Hi guys. I have a case where I need to access my data (+20 billions) through 2 secondary indexes (user-id and global-id) and it wont be accessed very often and it doesn’t need to be very fast. My problem is that I won’t have enough memory to store these indexes as each index needs 64B.

As I dont need it to be very fast I was thinking about configuring my memory to swap to disk so I can have all the memory I need to store my indexes.

Do you guys think its a good idea?


#2

If you mean you’re opting to run aerospike on SSD’s rather than data-in-memory than yeah it works great if you have good disks. Another couple of thoughts are

  • You could model your data and write reference sets so that you do not need indexes
  • If they are not accessed frequently and do not need to be quick, you could opt to use scans/predicate scans instead of queries

The best way to know what fits you best of course would be to test your use cases against the different setups and compare! :slight_smile:


#3

Hi @Albot What do you mean when u say “write reference sets so that you do not need indexes”? I did a little search about it but had no success, do you know any doc talking about this?

Thanks for your support.


#4

Say you’re writing a table to store stock symbol information. Let’s say you have a record like this: PK,SymbolName,SymbolType,Price

Let’s assume the PK is some symbolID we can use for our primary use case. Getting the data is easy, you just form a PK and run client.get. In some use cases though you would need ability to lookup by SymbolName or SymbolType. Depending on the cardinality and use case, you may choose a variety of different methods. The easiest is of course secondary index.

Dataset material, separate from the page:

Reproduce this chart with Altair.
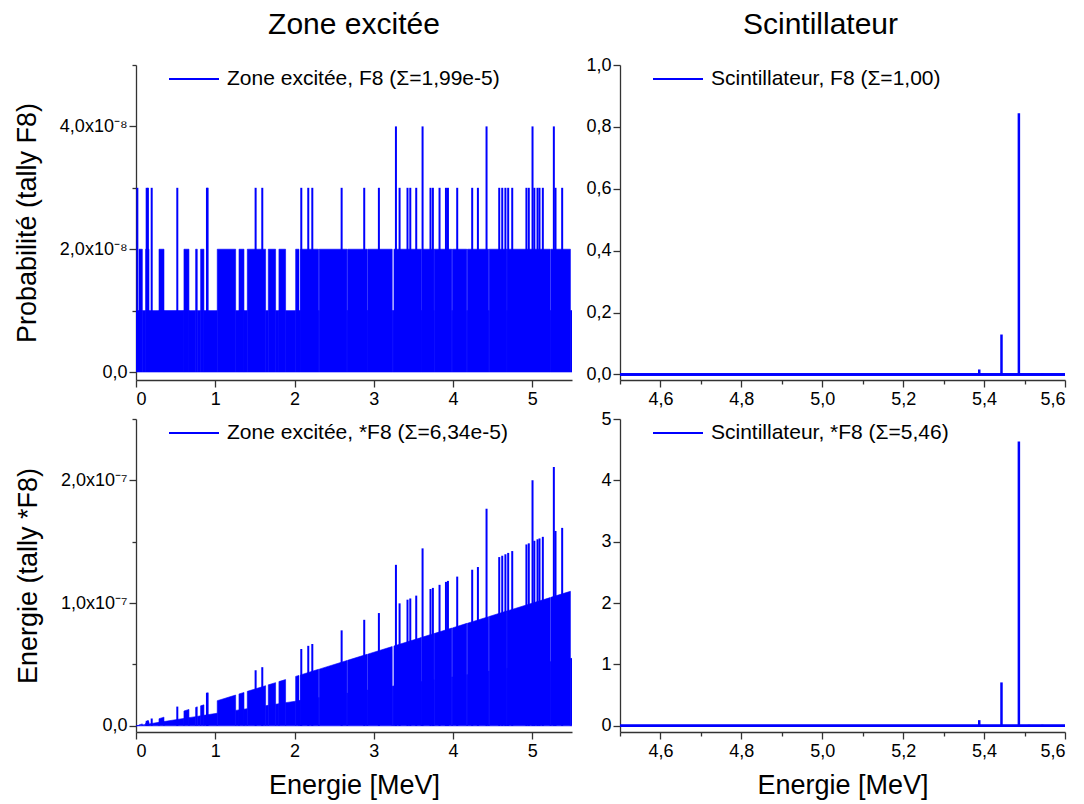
import altair as alt
import pandas as pd

BLUE = "#0000ff"
FONT = "Liberation Sans"
AXC = "#333333"

# ---------------- Zone excitée : spectrum envelope (segments) ----------------
# energy bounds (MeV), F8 level (x1e-8), *F8 at segment start / end (x1e-7)
seg_start = [0.000, 0.038, 0.080, 0.122, 0.164, 0.290, 0.353, 0.605, 0.668, 0.752,
             0.773, 0.815, 0.857, 1.025, 1.257, 1.299, 1.362, 1.404, 1.635, 1.669,
             1.761, 1.803, 1.887, 2.014, 2.056, 2.076, 2.303, 2.311, 2.661, 2.669,
             2.914, 2.922, 3.232, 3.254, 3.597, 3.605, 3.753, 3.761, 3.984, 3.992,
             4.173, 4.181, 4.447, 4.455, 4.678, 4.686, 5.225, 5.233, 5.480]
seg_end = [0.038, 0.080, 0.122, 0.164, 0.290, 0.353, 0.605, 0.668, 0.752, 0.773,
           0.815, 0.857, 1.025, 1.257, 1.299, 1.362, 1.404, 1.635, 1.669, 1.761,
           1.803, 1.887, 2.014, 2.056, 2.076, 2.303, 2.311, 2.661, 2.669, 2.914,
           2.922, 3.232, 3.254, 3.597, 3.605, 3.753, 3.761, 3.984, 3.992, 4.173,
           4.181, 4.447, 4.455, 4.678, 4.686, 5.225, 5.233, 5.480, 5.500]
seg_f8 = [1, 2, 1, 2, 1, 2, 1, 2, 1, 2,
          1, 2, 1, 2, 1, 2, 1, 2, 1, 2,
          1, 2, 1, 2, 1, 2, 1, 2, 1, 2,
          1, 2, 1, 2, 1, 2, 1, 2, 1, 2,
          1, 2, 1, 2, 1, 2, 1, 2, 1]
seg_ef8_start = [0.000, 0.008, 0.008, 0.024, 0.016, 0.058, 0.035, 0.121, 0.067, 0.150,
                 0.077, 0.163, 0.086, 0.205, 0.126, 0.260, 0.136, 0.281, 0.164, 0.334,
                 0.176, 0.361, 0.189, 0.403, 0.206, 0.415, 0.230, 0.462, 0.266, 0.534,
                 0.291, 0.584, 0.323, 0.651, 0.360, 0.721, 0.375, 0.752, 0.398, 0.798,
                 0.417, 0.836, 0.445, 0.891, 0.468, 0.937, 0.523, 1.047, 0.548]
seg_ef8_end = [0.004, 0.016, 0.012, 0.033, 0.029, 0.071, 0.061, 0.134, 0.075, 0.155,
               0.082, 0.171, 0.103, 0.251, 0.130, 0.272, 0.140, 0.327, 0.167, 0.352,
               0.180, 0.377, 0.201, 0.411, 0.208, 0.461, 0.231, 0.532, 0.267, 0.583,
               0.292, 0.646, 0.325, 0.719, 0.361, 0.751, 0.376, 0.797, 0.399, 0.835,
               0.418, 0.889, 0.446, 0.936, 0.469, 1.045, 0.523, 1.096, 0.550]

# isolated higher bins (spikes)
spike_e = [0.017, 0.135, 0.150, 0.198, 0.521, 0.895, 0.903, 1.509, 1.593, 2.085,
           2.173, 2.224, 2.594, 2.879, 3.064, 3.279, 3.325, 3.425, 3.460, 3.535,
           3.615, 3.715, 3.745, 3.829, 3.910, 3.935, 4.052, 4.241, 4.313, 4.422,
           4.582, 4.620, 4.660, 4.695, 4.746, 4.925, 4.955, 5.002, 5.025, 5.065,
           5.090, 5.132, 5.271, 5.292, 5.376]
spike_f8 = [3, 3, 3, 3, 3, 3, 3, 3, 3, 3,
            3, 3, 3, 3, 3, 4, 3, 3, 3, 3,
            4, 3, 3, 3, 3, 3, 3, 3, 3, 4,
            3, 3, 3, 3, 3, 3, 3, 4, 3, 3,
            3, 3, 4, 3, 3]
spike_ef8 = [0.005, 0.041, 0.045, 0.060, 0.157, 0.269, 0.271, 0.453, 0.478, 0.626,
             0.652, 0.667, 0.778, 0.864, 0.919, 1.312, 0.998, 1.028, 1.038, 1.061,
             1.446, 1.115, 1.124, 1.149, 1.173, 1.181, 1.216, 1.272, 1.294, 1.769,
             1.375, 1.386, 1.398, 1.409, 1.424, 1.478, 1.487, 2.001, 1.508, 1.520,
             1.527, 1.540, 2.108, 1.588, 1.613]

# ---------------- Scintillateur ----------------
scint_e = [5.388, 5.443, 5.486, 5.511, 5.544]
scint_f8 = [0.016, 0.129, 0.844, 0.003, 0.003]
scint_ef8 = [0.093, 0.708, 4.633, 0.017, 0.017]

# ---------------- texts & ticks ----------------
col_titles = ["Zone excitée", "Scintillateur"]
legend_labels = ["Zone excitée, F8 (Σ=1,99e-5)", "Scintillateur, F8 (Σ=1,00)",
                 "Zone excitée, *F8 (Σ=6,34e-5)", "Scintillateur, *F8 (Σ=5,46)"]
ytitles = ["Probabilité (tally F8)", "Energie (tally *F8)"]
xtitle = "Energie [MeV]"

zone_x_ticks = [0, 0.5, 1, 1.5, 2, 2.5, 3, 3.5, 4, 4.5, 5, 5.5]
scint_x_ticks = [4.5, 4.6, 4.7, 4.8, 4.9, 5.0, 5.1, 5.2, 5.3, 5.4, 5.5, 5.6]
zone_f8_ticks = [0, 1, 2, 3, 4, 5]
zone_ef8_ticks = [0, 0.5, 1, 1.5, 2, 2.5]
scint_f8_ticks = [0, 0.1, 0.2, 0.3, 0.4, 0.5, 0.6, 0.7, 0.8, 0.9, 1.0]
scint_ef8_ticks = [0, 0.5, 1, 1.5, 2, 2.5, 3, 3.5, 4, 4.5, 5]

# ---------------- tables ----------------
env_rows = []
for k, (x0, x1, l, b0, b1) in enumerate(zip(seg_start, seg_end, seg_f8,
                                            seg_ef8_start, seg_ef8_end)):
    env_rows.append({"seg": k, "e": x0, "f8": l, "ef8": b0})
    env_rows.append({"seg": k, "e": x1, "f8": l, "ef8": b1})
env_df = pd.DataFrame(env_rows)
spike_df = pd.DataFrame({"e": spike_e, "f8": spike_f8, "ef8": spike_ef8})
scint_df = pd.DataFrame({"e": scint_e, "f8": scint_f8, "ef8": scint_ef8})


def tick_size(test):
    return {"condition": {"test": test, "value": 7}, "value": 4}


def xaxis(values, test, label_expr, title):
    kw = dict(values=values, labelExpr=label_expr, tickSize=tick_size(test),
              labelPadding=3, grid=False)
    if title:
        kw.update(title=title, titlePadding=12)
    else:
        kw.update(title=None)
    return alt.Axis(**kw)


def yaxis(values, test, label_expr, title):
    kw = dict(values=values, labelExpr=label_expr, tickSize=tick_size(test),
              labelPadding=2, grid=False)
    if title:
        kw.update(title=title, titlePadding=18)
    else:
        kw.update(title=None)
    return alt.Axis(**kw)


def legend():
    return alt.Legend(title=None, orient="none", legendX=32, legendY=-12,
                      symbolType="stroke", symbolSize=2500, symbolStrokeWidth=2,
                      labelFontSize=21, labelFont=FONT, labelOffset=7,
                      padding=0, labelLimit=0, labelColor="black")


def col_title(text, dx):
    return alt.TitleParams(text, fontSize=30, font=FONT, fontWeight="normal",
                           anchor="middle", frame="group", offset=-11, dx=dx,
                           color="black", baseline="alphabetic")


zone_x_test = "abs(datum.value - round(datum.value)) < 0.01"
zone_x_lab = "abs(datum.value - round(datum.value)) < 0.01 ? format(datum.value, 'd') : ''"
scint_x_test = "round(datum.value * 10) % 2 == 0"
scint_x_lab = "round(datum.value * 10) % 2 == 0 ? replace(format(datum.value, '.1f'), '.', ',') : ''"


def zone_panel(field, dom, yvals, ytest, ylab, label, ytitle, xt, h, title=None):
    x = alt.X("e:Q", scale=alt.Scale(domain=[0, 5.5], nice=False, zero=False),
              axis=xaxis(zone_x_ticks, zone_x_test, zone_x_lab, xt))
    y = alt.Y(f"{field}:Q", scale=alt.Scale(domain=dom, nice=False), stack=None,
              axis=yaxis(yvals, ytest, ylab, ytitle))
    area = alt.Chart(env_df).mark_area(color=BLUE, stroke=BLUE, strokeWidth=0.6,
                                       interpolate="linear", clip=True).encode(
        x=x, y=y, detail="seg:N")
    sp = alt.Chart(spike_df).transform_calculate(series=f"'{label}'").mark_rule(
        strokeWidth=2, clip=True).encode(
        x=alt.X("e:Q"), y=alt.Y(f"{field}:Q"), y2=alt.datum(0),
        color=alt.Color("series:N", scale=alt.Scale(domain=[label], range=[BLUE]),
                        legend=legend()))
    ch = alt.layer(area, sp).properties(width=436, height=h)
    if title:
        ch = ch.properties(title=col_title(title, 0))
    return ch


def scint_panel(field, dom, yvals, ytest, ylab, label, xt, h, title=None):
    x = alt.X("e:Q", scale=alt.Scale(domain=[4.5, 5.6], nice=False, zero=False),
              axis=xaxis(scint_x_ticks, scint_x_test, scint_x_lab, xt))
    y = alt.Y(f"{field}:Q", scale=alt.Scale(domain=dom, nice=False),
              axis=yaxis(yvals, ytest, ylab, None))
    base = alt.Chart(scint_df).mark_rule(color=BLUE, strokeWidth=2).encode(y=alt.datum(0))
    sp = alt.Chart(scint_df).transform_calculate(series=f"'{label}'").mark_rule(
        strokeWidth=2.5, clip=True).encode(
        x=x, y=y, y2=alt.datum(0),
        color=alt.Color("series:N", scale=alt.Scale(domain=[label], range=[BLUE]),
                        legend=legend()))
    ch = alt.layer(sp, base).properties(width=445, height=h)
    if title:
        ch = ch.properties(title=col_title(title, -22))
    return ch


tl = zone_panel("f8", [-0.13, 5.0], zone_f8_ticks,
                "abs(datum.value / 2 - round(datum.value / 2)) < 0.01",
                "datum.value == 0 ? '0,0' : (abs(datum.value / 2 - round(datum.value / 2)) < 0.01 ? replace(format(datum.value, '.1f'), '.', ',') + 'x10⁻⁸' : '')",
                legend_labels[0], ytitles[0], None, 315, col_titles[0])
tr = scint_panel("f8", [-0.018, 1.0], scint_f8_ticks,
                 "round(datum.value * 10) % 2 == 0",
                 "round(datum.value * 10) % 2 == 0 ? replace(format(datum.value, '.1f'), '.', ',') : ''",
                 legend_labels[1], None, 315, col_titles[1])
bl = zone_panel("ef8", [-0.05, 2.5], zone_ef8_ticks,
                "abs(datum.value - round(datum.value)) < 0.01",
                "datum.value == 0 ? '0,0' : (abs(datum.value - round(datum.value)) < 0.01 ? replace(format(datum.value, '.1f'), '.', ',') + 'x10⁻⁷' : '')",
                legend_labels[2], ytitles[1], xtitle, 313)
br = scint_panel("ef8", [-0.1, 5.0], scint_ef8_ticks,
                 "abs(datum.value - round(datum.value)) < 0.01",
                 "abs(datum.value - round(datum.value)) < 0.01 ? format(datum.value, 'd') : ''",
                 legend_labels[3], xtitle, 313)

chart = alt.concat(tl, tr, bl, br, columns=2, spacing={"row": -1, "column": 13}).resolve_scale(
    color="independent"
).configure_view(stroke=None).configure_axis(
    domainColor=AXC, tickColor=AXC, domainWidth=1.3, tickWidth=1.3,
    labelFont=FONT, labelFontSize=18, labelColor="black",
    titleFont=FONT, titleFontSize=27, titleFontWeight="normal", titleColor="black",
).properties(padding={"left": 5, "top": 2, "right": 5, "bottom": 5}, background="white")

chart.save("out.html", embed_options={"renderer": "svg", "actions": False})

Another method to do this would be to write a reference record. ex… setSymbols may contain records like this: PK,SymbolName,SymbolType,Price. Lets assume we are looking at 1 record… with values “1234,GOOG,F,123”

Now if we need a way to look this record up from not just the PK (1234) but also the SymbolName (GOOG) we can write a reference set. setSymbolReference: PK,SymbolID… continuing this example, we could have the values of the record we need to lookup goog as “GOOG, 1234”.

So step 1 is to lookup the reference key which points to the real primary key, step 2 is to get the actual data.

  1. get(GOOG) => 1234
  2. get(1234) => data!

The pitfall is that you need to update 2 records whenever 1 update comes through.